H = \begin{pmatrix} E_L & - \Delta E e^{i\gamma} \\ - \Delta E e^{-i\gamma} & E_R \end{pmatrix}

(16)

With some work you can show that with a suitable phase change in the basis vector for the left-localized state

\begin{pmatrix} 1 \\ 0 \end{pmatrix} \Rightarrow e^{i \gamma} \begin{pmatrix} 1 \\ 0 \end{pmatrix}

(17)

yields the above Hamiltonian with $\gamma = 0$ . The matrix elements $E_{1,2}, \Delta E$ can be fit to experiment (up to an overall shift in the diagonal matrix elements).

Molecular models¶

Volume 3 of the Feynman lectures contain a nice discussion of low-energy models for electrons in a molecule. We will briefly discuss the simplest example, to give the discussion above a slightly more real-world flavor. The figure below shows a simple schamtic diagram of an ethylene molecule, consisting of four Hydrogen atoms attached to a pair of Carbon atoms. The lines are the atomic bonds. This system has two “ $\pi$ -electrons” which can hop between the two carbon atoms. We assume the electrons do not interact and that their spin degrees of freedom render them effectively distinguishable (we will discuss distinguishable vs. indistinguishable particles at some point in 162b). For each of them, then, the Hilbert space is two-dimensional. Note that flipping the molecule right to left does not change the appearance of the molecule. So we have the parity symmetry that we also made use of in the case of the symmetric rectangular double well. Following the discussions above, e can write the Hamiltonian in the basis of positions (which carbon atom the electron is bound to as):

H_{Eth} = \begin{pmatrix} E_0 & -A \\ -A & E_0 \end{pmatrix}

(18)

where $E_0, A$ are real parameters.

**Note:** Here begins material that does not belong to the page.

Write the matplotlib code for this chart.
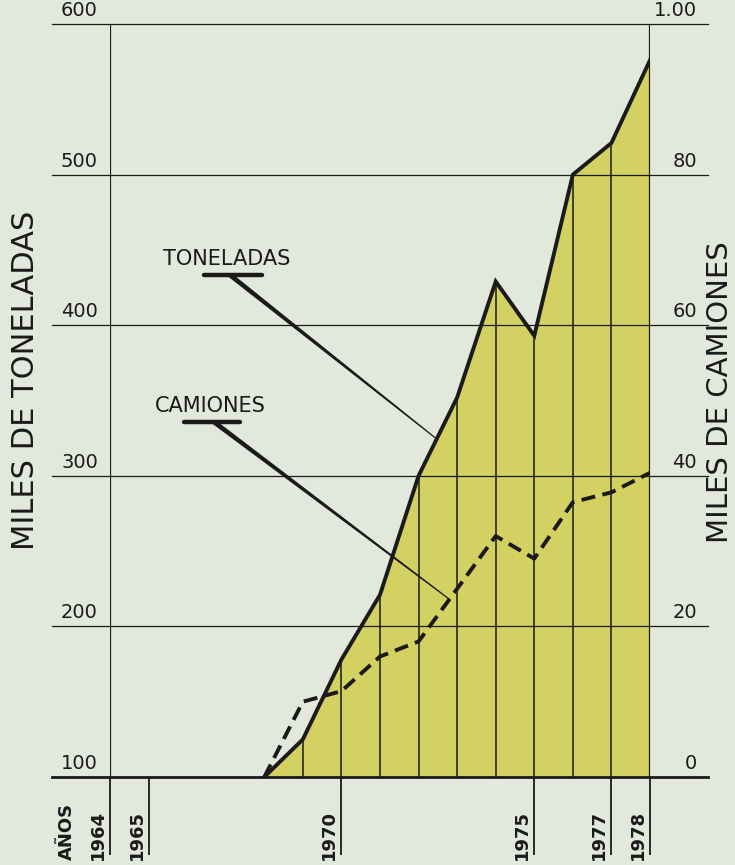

It is easy to see the energy eigenstates are symmetric and antisymmetric combinations of the localized states; these have energies $E_{\pm} E_0 \mp \Delta E$ , and $\hbar/\Delta E$ is the time scale over which electrons hop between the Carbon atoms. The essential point is that given symmetry argumenst and some broad-brush understanding of the dynamics we can deduce the form of teh Hamiltonian; the parameters can then be fit to experiment.